Digital Catapult celebrates decade of accelerating digital adoption
The catapult has driven earlier adoption in sectors such as telecoms, defence and the creative industries
Digital Catapult, the digital accelerator, celebrated ten years yesterday of fostering innovation, developing new industrial sectors and driving early digital adoption across the UK.
Digital Catapult is part of the Catapult Network, founded in 2013, that supports businesses in transforming ideas into valuable products and services. It is part of a network of technology and innovation centres established by Innovate UK.
Over the last five years, Digital Catapult has helped 174 startups to raise £555 million, engaged with nearly 3,000 companies, and delivered 303 projects and programmes. Since its inception, Digital Catapult has opened 20 facilities across the country and quintupled its headcount from 50 in 2013 to over 250 this year. The amount of private investment raised by companies who have worked with Digital Catapult over the last 10 years is around £4bn.
Digital Catapult has identified three major areas of applied technology where the UK has an opportunity for global leadership. These cross-sector application areas combine advanced digital technologies like 5G and AI to generate tangible benefits in the real world. They are in digital infrastructure, virtual environments and in digital supply chains.
Across these three areas, Digital Catapult is driving over £270m worth of major collaborative R&D and commercial programmes, which are helping hundreds of companies to be successful early adopters, increasing interoperability between their products, reducing carbon emissions and demonstrating the market value of new approaches.
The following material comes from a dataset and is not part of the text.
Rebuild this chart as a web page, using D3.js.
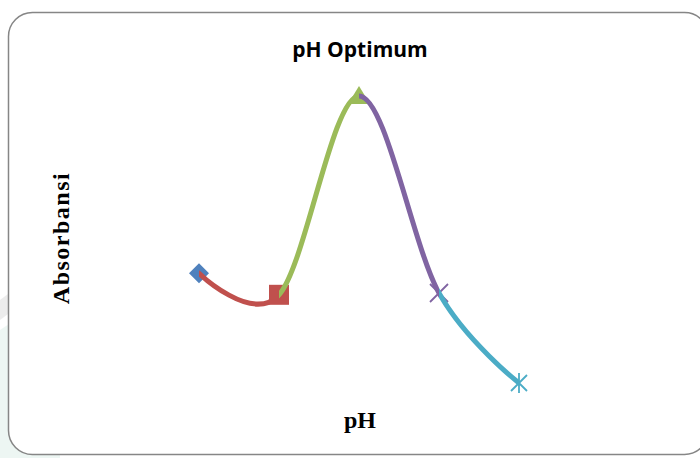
<!DOCTYPE html>
<html>
<head>
<meta charset="utf-8">
<script src="https://cdn.jsdelivr.net/npm/d3@7"></script>
<style>
  body { margin: 0; background: #fff; }
  svg { display: block; }
</style>
</head>
<body>
<div id="vis"></div>
<script>
// chart values
let phValues = [4, 5, 6, 7, 8];
let absorbance = [0.444, 0.396, 0.838, 0.400, 0.200];
let seriesColors = ['#4F81BD', '#C0504D', '#9BBB59', '#8064A2', '#4BACC6'];
let markerTypes = ['diamond', 'square', 'triangle', 'x', 'star'];

let width = 700;
let height = 458;

let svg = d3.select('#vis').append('svg')
  .attr('width', width)
  .attr('height', height);

// faint watermark band on the left side
svg.append('path')
  .attr('d', 'M0,330 L60,290 L60,458 L0,458 Z')
  .attr('fill', '#e6f2ee')
  .attr('opacity', 0.7);
svg.append('path')
  .attr('d', 'M0,300 L40,270 L40,290 L0,320 Z')
  .attr('fill', '#ececec');

// chart area with rounded border
svg.append('rect')
  .attr('x', 8.5).attr('y', 12.5)
  .attr('width', 700).attr('height', 442)
  .attr('rx', 24).attr('ry', 24)
  .attr('fill', '#fff')
  .attr('stroke', '#868686')
  .attr('stroke-width', 1.5);

// scales
let x = d3.scaleLinear().domain([3, 9]).range([119, 599]);
let y = d3.scaleLinear().domain([0, 1]).range([473, 23]);

let points = phValues.map((p, i) => [x(p), y(absorbance[i])]);

let line = d3.line().curve(d3.curveCardinal.tension(0));
let fullPath = line(points);

let defs = svg.append('defs');

// each series draws the piece of smoothed line ending at its point
for (let i = 1; i < points.length; i++) {
  defs.append('clipPath')
    .attr('id', 'seg' + i)
    .append('rect')
    .attr('x', points[i - 1][0]).attr('y', 0)
    .attr('width', points[i][0] - points[i - 1][0]).attr('height', height);
}

function drawMarker(i) {
  let [cx, cy] = points[i];
  let c = seriesColors[i];
  let g = svg.append('g').attr('transform', 'translate(' + cx + ',' + cy + ')');
  let type = markerTypes[i];
  if (type === 'diamond') {
    g.append('path').attr('d', 'M0,-10L10,0L0,10L-10,0Z').attr('fill', c);
  } else if (type === 'square') {
    g.append('rect').attr('x', -10).attr('y', -10).attr('width', 20).attr('height', 20).attr('fill', c);
  } else if (type === 'triangle') {
    g.append('path').attr('d', 'M0,-10L11,8L-11,8Z').attr('fill', c);
  } else if (type === 'x') {
    g.append('path').attr('d', 'M-9,-9L9,9M-9,9L9,-9')
      .attr('stroke', c).attr('stroke-width', 1.8).attr('fill', 'none');
  } else {
    g.append('path').attr('d', 'M-8,-8L8,8M-8,8L8,-8M0,-10L0,10')
      .attr('stroke', c).attr('stroke-width', 1.8).attr('fill', 'none');
  }
}

drawMarker(0);
for (let i = 1; i < points.length; i++) {
  svg.append('path')
    .attr('d', fullPath)
    .attr('clip-path', 'url(#seg' + i + ')')
    .attr('fill', 'none')
    .attr('stroke', seriesColors[i])
    .attr('stroke-width', 5)
    .attr('stroke-linecap', 'round');
  drawMarker(i);
}

// titles
svg.append('text')
  .attr('x', 360).attr('y', 57)
  .attr('text-anchor', 'middle')
  .style('font-family', '"Open Sans", sans-serif')
  .style('font-weight', 'bold')
  .style('font-size', '21px')
  .text('pH Optimum');

svg.append('text')
  .attr('transform', 'translate(69,238) rotate(-90)')
  .attr('text-anchor', 'middle')
  .style('font-family', '"Liberation Serif", serif')
  .style('font-weight', 'bold')
  .style('font-size', '24px')
  .style('letter-spacing', '1.5px')
  .text('Absorbansi');

svg.append('text')
  .attr('x', 360).attr('y', 428)
  .attr('text-anchor', 'middle')
  .style('font-family', '"Liberation Serif", serif')
  .style('font-weight', 'bold')
  .style('font-size', '24px')
  .text('pH');
</script>
</body>
</html>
One such company is Carbon Re, profiled by Computing earlier this year as part of several articles focusing on industrial decarbonization, and the application of AI to reduce the emissions embodied in buildings and materials.
The AI space was an early focus for Digital Catapault, with the Machine Intelligence Garage, programme being one of the first accelerator programmes in the world to prioritise AI ethics and responsible innovation amongst AI startups. It laid the foundations for Innovate UK's £100 million BridgeAI programme, which Digital Catapult is delivering in partnership with the Hartree Foundation and the Alan Turing Institute.
Digital Catapult has grown its presence across the country with the opening of a Northern Ireland centre in 2016 and the subsequent launch of the Smart Nano Manufacturing programme, funded by UKRI's Strength in Places fund, the launch of the £8 million PROTO studio funded by Gateshead City Council, and in 2022 the MyWorld programme launched with the goal to boost the UK economy by £223 million, with creative technology development focused on the West of England.
Commenting on the ten-year anniversary, Jeremy Silver, CEO of Digital Catapult, said:
"Reaching our ten-year milestone is a testament to the talent, expertise and vision of an amazing team. I am immensely proud of the impact we are making in a range of emerging industrial sectors such as open networking in telecoms, immersive media and quantum. There is still so much more to do. As we look to the future and the increasing challenges of climate change, we will continue to drive innovation, foster collaboration, increase investor confidence to support the growth of the UK economy and help ensure that the digital transition is also a green transition."